Missed diagnosis of enthesitis related arthritis

Subjects presenting with psoriatic arthritis (PsA) may have a delayed or a missed diagnosis because skin psoriasis may be absent. A careful search for enthesitis related pathology is necessary. This case illustrates a man misdiagnosed as gout who actually had PsA.

The patient developed intermittent ankle joint pain and swelling starting at age 36. He had disabling symptoms during disease flares and was diagnosed as gout 4 years later. He sees and orthopaedic consultant with knee pain. The exam was normal. An MRI scan shows subtle bone oedema in the patella and he was dischaged without a specific diagnosis.

He is referred to Rheumatology with recurrent ankle swelling. He reported that his father had psoriasis. At the time of assessment his ankle joint and knee joints were clinically normal. His history did not sound typical of gout.

He had 4 pits on third fingernail of the right hand and 2 pits in the 5th fingernail of his left hand and nail dystrophy in third toe or right foot. A review of his imaging supported the diagnosis of Psoriatic Arthritis.

x-ray MRI
x-ray from the time of orthopaedic assessment showed an enthesophyte in the right knee (circle).

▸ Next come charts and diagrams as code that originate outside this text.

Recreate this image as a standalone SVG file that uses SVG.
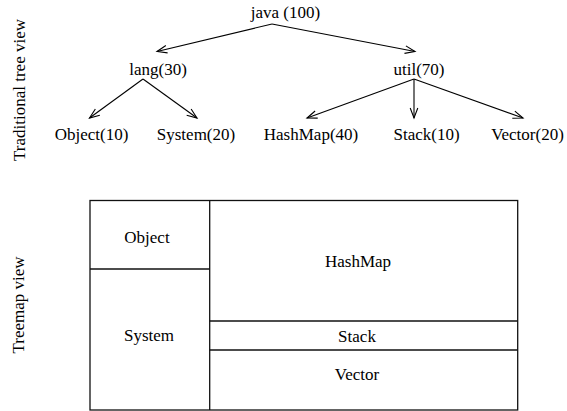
<svg xmlns="http://www.w3.org/2000/svg" width="567" height="411" viewBox="0 0 567 411">
  <style>
    text { font-family: "Liberation Serif", "Times New Roman", serif; font-size: 17px; fill: #000; }
    .mid { text-anchor: middle; }
    .edge { stroke: #000; stroke-width: 1.1; fill: none; marker-end: url(#arrow); }
    .cell { stroke: #111; stroke-width: 1.3; fill: #fff; }
    .rule { stroke: #111; stroke-width: 1.3; }
  </style>
  <defs>
    <marker id="arrow" markerUnits="userSpaceOnUse" markerWidth="14" markerHeight="12" viewBox="-12 -6 14 12" refX="0" refY="0" orient="auto">
      <path d="M-10,-3.8 L0,0 L-10,3.8" fill="none" stroke="#000" stroke-width="1.1"/>
    </marker>
  </defs>
  <rect width="567" height="411" fill="#fff"/>

  <!-- side captions -->
  <text class="mid" transform="translate(25,90) rotate(-90)">Traditional tree view</text>
  <text class="mid" transform="translate(24,305) rotate(-90)">Treemap view</text>

  <!-- tree edges -->
  <g id="connectors">
    <path class="edge" d="M272,24 L157,51.5"/>
    <path class="edge" d="M272,24 L415,51.5"/>
    <path class="edge" d="M143,79 L89.5,118"/>
    <path class="edge" d="M143,79 L197,118"/>
    <path class="edge" d="M414,79 L307,118"/>
    <path class="edge" d="M414,79 L414,118"/>
    <path class="edge" d="M414,79 L523,118"/>
  </g>

  <!-- tree nodes -->
  <g id="java"><text class="mid" x="285.5" y="18">java (100)</text></g>
  <g id="lang"><text class="mid" x="158" y="75">lang(30)</text></g>
  <g id="util"><text class="mid" x="419" y="75">util(70)</text></g>
  <g id="object"><text class="mid" x="91.5" y="140">Object(10)</text></g>
  <g id="system"><text class="mid" x="196" y="140">System(20)</text></g>
  <g id="hashmap"><text class="mid" x="311" y="140">HashMap(40)</text></g>
  <g id="stack"><text class="mid" x="426.5" y="140">Stack(10)</text></g>
  <g id="vector"><text class="mid" x="527.5" y="140">Vector(20)</text></g>

  <!-- treemap -->
  <g id="treemap">
    <rect class="cell" x="90" y="200.5" width="427.7" height="209.5"/>
    <line class="rule" x1="209.7" y1="200.5" x2="209.7" y2="410"/>
    <line class="rule" x1="90" y1="269" x2="209.7" y2="269"/>
    <line class="rule" x1="209.7" y1="321" x2="517.7" y2="321"/>
    <line class="rule" x1="209.7" y1="350" x2="517.7" y2="350"/>
  </g>
  <g id="tm-object"><text class="mid" x="147" y="243">Object</text></g>
  <g id="tm-system"><text class="mid" x="149" y="341">System</text></g>
  <g id="tm-hashmap"><text class="mid" x="358" y="267">HashMap</text></g>
  <g id="tm-stack"><text class="mid" x="357" y="342">Stack</text></g>
  <g id="tm-vector"><text class="mid" x="357" y="380">Vector</text></g>
</svg>
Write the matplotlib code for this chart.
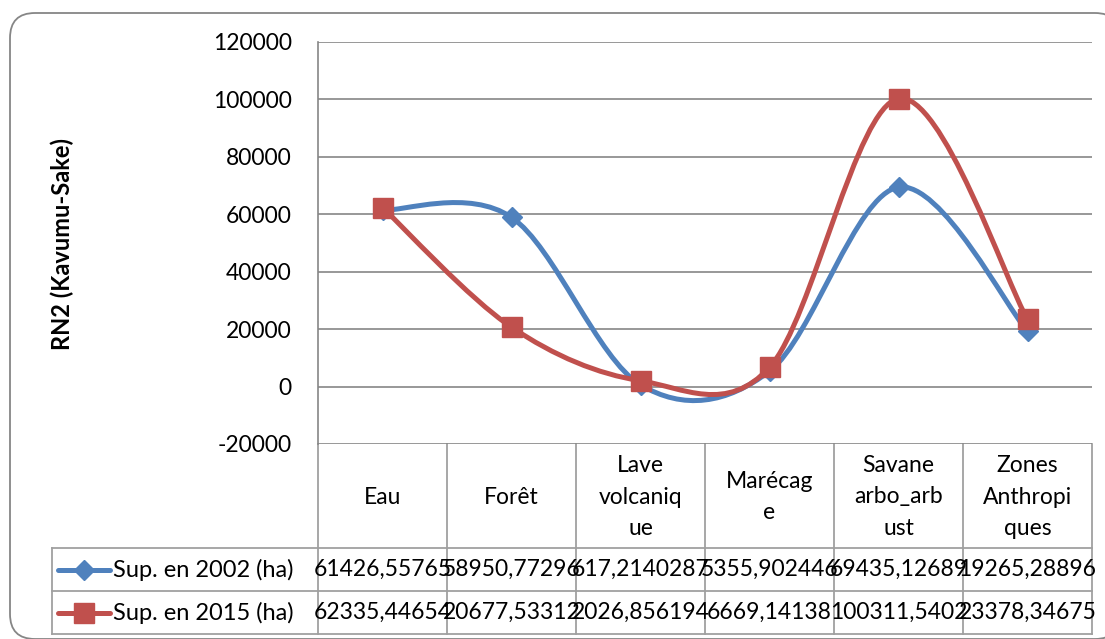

MRI from that time showed the enthesophyte and adjacent soft tissue change and a normal knee otherwise (circle).

This case illustrates how enthesopathy related pathology was mis-diagnosed as gout.


  1. enthesitis related pathology may be intermittent.
  2. Patients may be normal at time of clinical assessment.
  3. the importance of the link between the nail and enthesitis related pathology needs to be looked for carefully.
  4. physicans need to be aware that new bone formation at insertions or MRI changes in young subjects may be clinically relevant.
  5. the level of awareness amongest radiologists and orthopaedic surgeons and even rheumatologists on how to recognise enthesitis related arthritis is limited.